Y dicho esto, recordando las charlas y los viajes con él, sus entusiasmos por la tierra en que nació, sus dedicaciones incansables a escribir y memorar, a divulgar y enaltecer, quiero rescatar algunas frases que le dediqué en otros artículos, prólogos y discursos. Si escribió desde los 16 años, completando una ruta, y en el mismo periódico, de 83 anualidades; si publicó una docena de libros, todos voluminosos y cuajados de buenas letras y cumplidas informaciones, era lógico que algunos le admirásemos. Y por eso dejé dicho en el prólogo que dediqué a su primer libro “Guadalajara a mi través” que “El autor de estas páginas ha sido un andarín de mucho fundamento. Ahí donde lo tienen -cambiada la edad por experiencia- sigue andando y mirando. A pie siempre. Porque para ver mucho hay que andar mucho. Guadalajara se conoce así, a puro golpe de calcetín… y cuando la tierra vibra en el alma, y se la quiere mirar y comprender entera, hay que verla en directo, palmo a palmo, y eso se hace andando. Así lo ha hecho Monje, y así le han salido sus crónicas paisajísticas, húmedas y brillantes, llenas de vida.” Y aún añadía, en el que sirvió de portada a su última ofrenda literaria, los “Clamores por los pueblos muertos”: “A Monje Ciruelo, al que todos admiramos por su amor a la tierra en la que nace, por lo bien que la conoce y lo mejor que la cuenta, hay que aplaudirle por muchos motivos. Por su saber, su estudiar, su fino humor, y su entereza. Pero (para eso estamos casi rematando el primer cuarto del siglo XXI) por su “resiliencia”, esa extraña palabra que se ha colado en nuestras conversaciones, destilada de otros tantos titulares, y que viene a dar novedosa definición a lo que en Monje es permanente y demostrada veteranía: la capacidad de seguir en marcha, de escribir cada día, de estar atento a lo que ocurre y de aportar soluciones. O sea, la de permanecer vivo, a costa de matar días. Y ello saliendo más fuerte de lo que es cotidiana apretura”.

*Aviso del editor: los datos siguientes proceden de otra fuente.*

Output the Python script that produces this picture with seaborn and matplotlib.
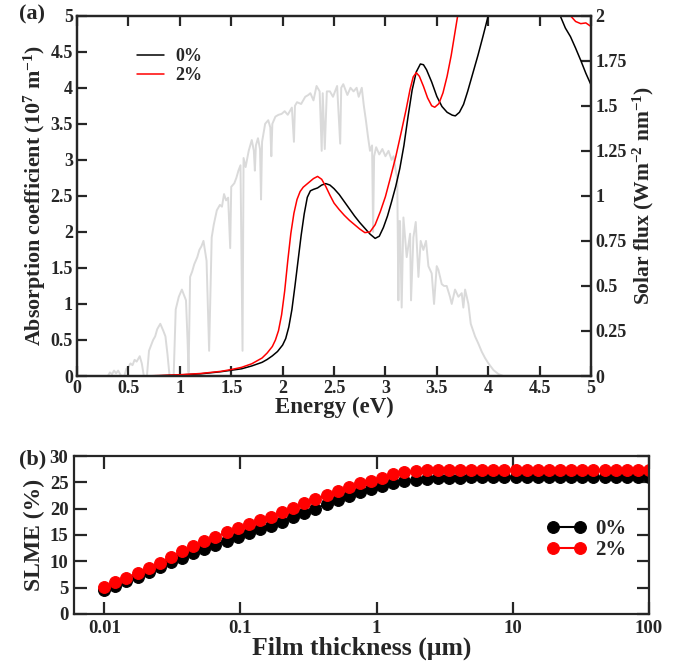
import numpy as np
import matplotlib
matplotlib.use("Agg")
import matplotlib.pyplot as plt
import seaborn as sns
from matplotlib.ticker import FuncFormatter, MultipleLocator, NullLocator

# ---- panel (a): absorption coefficient (10^7 m^-1) vs photon energy (eV)
energy_0 = [0.6, 0.8, 1.0, 1.2, 1.4, 1.5, 1.6, 1.7, 1.8, 1.85, 1.9, 1.95, 2.0, 2.03,
            2.06, 2.09, 2.12, 2.15, 2.18, 2.21, 2.24, 2.27, 2.3, 2.34, 2.38, 2.42,
            2.46, 2.5, 2.55, 2.6, 2.65, 2.7, 2.75, 2.8, 2.85, 2.9, 2.94, 2.98, 3.02,
            3.06, 3.1, 3.14, 3.18, 3.22, 3.26, 3.3, 3.34, 3.37, 3.4, 3.45, 3.5, 3.55,
            3.6, 3.65, 3.68, 3.72, 3.76, 3.8, 3.85, 3.9, 3.95, 4.0, 4.1, 4.3, 4.5,
            4.65, 4.7, 4.75, 4.8, 4.85, 4.9, 4.95, 5.0]
absorb_0 = [0.0, 0.005, 0.015, 0.03, 0.06, 0.08, 0.1, 0.14, 0.19, 0.23, 0.28, 0.34,
            0.43, 0.52, 0.68, 0.92, 1.25, 1.6, 1.95, 2.25, 2.48, 2.57, 2.59, 2.61,
            2.65, 2.67, 2.65, 2.6, 2.52, 2.42, 2.32, 2.22, 2.13, 2.05, 1.97, 1.91,
            1.94, 2.06, 2.22, 2.42, 2.63, 2.88, 3.2, 3.6, 3.97, 4.22, 4.33, 4.32,
            4.25, 4.08, 3.88, 3.74, 3.66, 3.62, 3.61, 3.66, 3.77, 3.95, 4.2, 4.45,
            4.72, 5.0, 5.5, 5.9, 5.7, 5.2, 5.0, 4.83, 4.71, 4.55, 4.38, 4.2, 4.04]

energy_2 = [0.6, 0.8, 1.0, 1.2, 1.4, 1.5, 1.6, 1.7, 1.75, 1.8, 1.85, 1.9, 1.93, 1.96,
            1.99, 2.02, 2.05, 2.08, 2.11, 2.14, 2.17, 2.2, 2.25, 2.3, 2.34, 2.38,
            2.42, 2.46, 2.5, 2.55, 2.6, 2.65, 2.7, 2.75, 2.8, 2.85, 2.9, 2.95, 3.0,
            3.05, 3.1, 3.15, 3.2, 3.24, 3.27, 3.3, 3.33, 3.37, 3.41, 3.45, 3.48, 3.52,
            3.56, 3.6, 3.64, 3.68, 3.72, 3.8, 4.0, 4.4, 4.7, 4.8, 4.85, 4.9, 4.95, 5.0]
absorb_2 = [0.0, 0.006, 0.018, 0.035, 0.065, 0.09, 0.12, 0.17, 0.21, 0.25, 0.32, 0.41,
            0.5, 0.63, 0.85, 1.18, 1.6, 1.98, 2.26, 2.45, 2.56, 2.62, 2.68, 2.74,
            2.77, 2.73, 2.63, 2.51, 2.4, 2.31, 2.23, 2.16, 2.1, 2.04, 1.99, 2.0, 2.1,
            2.28, 2.49, 2.76, 3.04, 3.36, 3.69, 3.98, 4.15, 4.21, 4.16, 4.02, 3.86,
            3.75, 3.73, 3.78, 3.93, 4.16, 4.45, 4.8, 5.15, 5.7, 6.2, 6.0, 5.4, 5.0,
            4.92, 4.89, 4.9, 4.85]

# AM1.5 solar flux (W m^-2 nm^-1)
solar_energy = [0.30, 0.32, 0.34, 0.36, 0.38, 0.40, 0.43, 0.46, 0.48, 0.50,
                0.52, 0.54, 0.56, 0.58, 0.61, 0.63, 0.65, 0.68, 0.70, 0.72,
                0.74, 0.76, 0.78, 0.81, 0.84, 0.86, 0.88, 0.90, 0.94, 0.96,
                0.99, 1.02, 1.04, 1.06, 1.075, 1.085, 1.10, 1.12, 1.14, 1.17,
                1.19, 1.21, 1.23, 1.26, 1.285, 1.31, 1.33, 1.36, 1.39, 1.41,
                1.43, 1.45, 1.47, 1.49, 1.50, 1.53, 1.55, 1.57, 1.59, 1.61,
                1.62, 1.64, 1.67, 1.70, 1.72, 1.73, 1.74, 1.76, 1.78, 1.79,
                1.80, 1.83, 1.86, 1.88, 1.89, 1.90, 1.93, 1.96, 1.99, 2.02,
                2.05, 2.09, 2.11, 2.12, 2.14, 2.18, 2.22, 2.25, 2.27, 2.30,
                2.33, 2.36, 2.38, 2.39, 2.41, 2.43, 2.46, 2.49, 2.53, 2.56,
                2.57, 2.59, 2.63, 2.66, 2.69, 2.72, 2.74, 2.77, 2.79, 2.81,
                2.83, 2.85, 2.87, 2.88, 2.89, 2.91, 2.94, 2.97, 3.00, 3.03,
                3.06, 3.08, 3.10, 3.115, 3.126, 3.135, 3.142, 3.158, 3.175, 3.207,
                3.24, 3.249, 3.272, 3.295, 3.321, 3.343, 3.369, 3.395, 3.418, 3.45,
                3.473, 3.499, 3.515, 3.548, 3.57, 3.596, 3.628, 3.645, 3.677, 3.71,
                3.742, 3.758, 3.775, 3.807, 3.83, 3.872, 3.904, 3.937, 3.969, 4.002,
                4.051, 4.099, 4.147]
solar_flux = [0.0, 0.02, 0.01, 0.03, 0.015, 0.03, 0.0, 0.0, 0.04, 0.05,
              0.07, 0.06, 0.09, 0.08, 0.11, 0.07, 0.0, 0.0, 0.14, 0.17,
              0.2, 0.22, 0.26, 0.29, 0.25, 0.22, 0.12, 0.0, 0.0, 0.37,
              0.44, 0.48, 0.45, 0.42, 0.2, 0.02, 0.55, 0.58, 0.62, 0.66,
              0.70, 0.72, 0.75, 0.64, 0.14, 0.77, 0.84, 0.92, 0.95, 0.94,
              1.01, 0.975, 0.99, 0.71, 1.05, 1.07, 1.10, 1.14, 1.17, 0.14,
              1.21, 1.16, 1.25, 1.31, 1.25, 1.14, 1.28, 1.32, 1.26, 0.98,
              1.30, 1.40, 1.42, 1.38, 1.22, 1.40, 1.44, 1.45, 1.455, 1.47,
              1.45, 1.49, 1.30, 1.50, 1.52, 1.51, 1.55, 1.56, 1.57, 1.53,
              1.61, 1.58, 1.25, 1.57, 1.26, 1.58, 1.58, 1.55, 1.61, 1.29,
              1.60, 1.62, 1.56, 1.60, 1.58, 1.60, 1.55, 1.60, 1.50, 1.42,
              1.33, 1.25, 1.28, 0.80, 1.22, 1.27, 1.23, 1.26, 1.22, 1.25,
              1.20, 1.22, 1.14, 1.10, 0.42, 0.86, 0.86, 0.38, 0.88, 0.66,
              0.79, 0.42, 0.77, 0.855, 0.55, 0.75, 0.70, 0.75, 0.61, 0.57,
              0.40, 0.61, 0.59, 0.51, 0.50, 0.50, 0.44, 0.40, 0.48, 0.44,
              0.46, 0.38, 0.48, 0.40, 0.29, 0.22, 0.18, 0.135, 0.10, 0.07,
              0.033, 0.011, 0.0]

# ---- panel (b): SLME (%) vs film thickness (um)
thickness = [0.01, 0.01207, 0.01456, 0.01758, 0.02121, 0.0256, 0.03089, 0.03728,
             0.04498, 0.05429, 0.06551, 0.07906, 0.09541, 0.1151, 0.139, 0.1677,
             0.2024, 0.2442, 0.2947, 0.3556, 0.4292, 0.518, 0.6251, 0.7543, 0.9103,
             1.099, 1.326, 1.6, 1.931, 2.33, 2.812, 3.393, 4.095, 4.942, 5.964,
             7.197, 8.685, 10.48, 12.65, 15.26, 18.42, 22.23, 26.83, 32.37, 39.07,
             47.15, 56.9, 68.66, 82.86, 100.0]
slme_0 = [4.6, 5.4, 6.2, 7.1, 8.0, 8.9, 9.8, 10.6, 11.5, 12.4, 13.1, 13.9, 14.6,
          15.4, 16.1, 16.8, 17.5, 18.4, 19.2, 20.0, 20.9, 21.7, 22.4, 23.1, 23.7,
          24.3, 24.8, 25.2, 25.5, 25.7, 25.8, 25.9, 25.9, 26.0, 26.0, 26.0, 26.0,
          26.0, 26.0, 26.0, 26.0, 26.0, 26.0, 26.0, 26.0, 26.0, 26.0, 26.0, 26.0, 26.0]
slme_2 = [5.2, 6.0, 6.9, 7.8, 8.8, 9.7, 10.8, 11.9, 12.9, 13.8, 14.6, 15.5, 16.3,
          17.1, 17.8, 18.5, 19.4, 20.2, 21.0, 21.8, 22.6, 23.4, 24.1, 24.8, 25.3,
          25.9, 26.5, 26.9, 27.1, 27.3, 27.4, 27.4, 27.4, 27.4, 27.4, 27.4, 27.4,
          27.4, 27.4, 27.4, 27.4, 27.4, 27.4, 27.4, 27.4, 27.4, 27.4, 27.4, 27.4, 27.4]

sns.set_style("ticks")
plt.rcParams['font.family'] = ['Liberation Serif', 'DejaVu Serif']
plt.rcParams['font.weight'] = 'bold'
plt.rcParams['axes.labelweight'] = 'bold'
plt.rcParams['mathtext.fontset'] = 'custom'
plt.rcParams['mathtext.rm'] = 'Liberation Serif:bold'
plt.rcParams['mathtext.bf'] = 'Liberation Serif:bold'
plt.rcParams['mathtext.default'] = 'bf'
plt.rcParams['axes.linewidth'] = 1.6

fmt_g = FuncFormatter(lambda v, pos: f"{v:g}")

fig = plt.figure(figsize=(6.89, 6.66), dpi=100)

# ---------------- (a)
ax = fig.add_axes([0.1118, 0.4354, 0.746, 0.541])
ax2 = ax.twinx()
sns.lineplot(x=solar_energy, y=solar_flux, ax=ax2, color='#dadada', lw=1.4,
             sort=False, estimator=None)
sns.lineplot(x=energy_0, y=absorb_0, ax=ax, color='black', lw=1.1, label='0%',
             sort=False, estimator=None)
sns.lineplot(x=energy_2, y=absorb_2, ax=ax, color='#ff0000', lw=1.1, label='2%',
             sort=False, estimator=None)
ax.set_zorder(ax2.get_zorder() + 1)
ax.patch.set_visible(False)

ax.set_xlim(0, 5)
ax.set_ylim(0, 5)
ax2.set_ylim(0, 2)
ax.xaxis.set_major_locator(MultipleLocator(0.5))
ax.yaxis.set_major_locator(MultipleLocator(0.5))
ax2.yaxis.set_major_locator(MultipleLocator(0.25))
for a in (ax, ax2):
    a.xaxis.set_major_formatter(fmt_g)
    a.yaxis.set_major_formatter(fmt_g)
ax.tick_params(direction='in', length=7, width=1.6, labelsize=13, top=True, right=False, pad=3)
ax2.tick_params(direction='in', length=7, width=1.6, labelsize=13, pad=3)
for lab in ax.get_xticklabels() + ax.get_yticklabels() + ax2.get_yticklabels():
    lab.set_fontweight('bold')
ax.set_xlabel('Energy (eV)', fontsize=16.5, fontweight='bold', labelpad=0)
ax.set_ylabel('Absorption coefficient (10$^{7}$ m$^{-1}$)', fontsize=15.8,
              fontweight='bold', labelpad=2)
ax2.set_ylabel('Solar flux (Wm$^{-2}$ nm$^{-1}$)', fontsize=15.5, fontweight='bold',
               labelpad=3)
leg = ax.legend(loc='upper left', bbox_to_anchor=(0.085, 0.955), frameon=False,
                fontsize=13, handlelength=1.5, handletextpad=0.6, labelspacing=0.1)
for t in leg.get_texts():
    t.set_fontweight('bold')
fig.text(0.028, 0.978, '(a)', fontsize=16, fontweight='bold', va='center')

# ---------------- (b)
bx = fig.add_axes([0.1074, 0.0781, 0.8346, 0.2372])
sns.lineplot(x=thickness, y=slme_0, ax=bx, color='black', lw=1.5, marker='o',
             markersize=8.5, markeredgecolor='black', label='0%', sort=False,
             estimator=None)
sns.lineplot(x=thickness, y=slme_2, ax=bx, color='#ff0000', lw=1.5, marker='o',
             markersize=8.5, markeredgecolor='#ff0000', label='2%', sort=False,
             estimator=None)
bx.set_xscale('log')
bx.set_xlim(0.006, 100)
bx.set_ylim(0, 30)
bx.set_xticks([0.01, 0.1, 1, 10, 100])
bx.xaxis.set_major_formatter(fmt_g)
bx.xaxis.set_minor_locator(NullLocator())
bx.yaxis.set_major_locator(MultipleLocator(5))
bx.tick_params(direction='in', length=9, width=1.6, labelsize=13.5, top=True, right=True, pad=4)
for lab in bx.get_xticklabels() + bx.get_yticklabels():
    lab.set_fontweight('bold')
bx.set_xlabel('Film thickness (\u03bcm)', fontsize=18.5, fontweight='bold', labelpad=0)
bx.set_ylabel('SLME (%)', fontsize=17, fontweight='bold', labelpad=3)
leg2 = bx.legend(loc='upper left', bbox_to_anchor=(0.79, 0.72), frameon=False,
                 fontsize=15, numpoints=2, handlelength=1.9, handletextpad=0.4,
                 labelspacing=0.05)
for t in leg2.get_texts():
    t.set_fontweight('bold')
fig.text(0.028, 0.31, '(b)', fontsize=16, fontweight='bold', va='center')

fig.savefig('out.png', dpi=100)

Sirvió esta postrer edición, cuando el autor andaba ya escaso de fuerzas, pero con su mente lúcida sabiendo donde iba, para homenajear en Monje la veteranía y el entusiasmo permanente. La calidad que, a costa de cifras que son fechas, y de iniciales que son nombres, demostrar cómo se puede escribir en un mismo periódico 83 años seguidos, batiendo un “record guinnes” que no ha sido reconocido oficialmente por el agobio de la burocracia que hoy nos embarga, pero que ahí están las fechas: empezó en 1939 a aparecer en los primeros números de “Nueva Alcarria” y acabó la tarde del día en que falleció. Así le decía yo: “Cronista de verdad, testigo fiel, escritor de raza y humano caminante que ha mirado Guadalajara y nos la ha contado. Eso es Luis Monje en este libro, y eso es este libro que ahora resulta ser el penúltimo: un documento genial que servirá de fedatario de una época cuando de ella no se acuerden ya, ni los más viejos del lugar…” El libro ha resultado ser el último, aunque su intención era seguir, siempre adelante.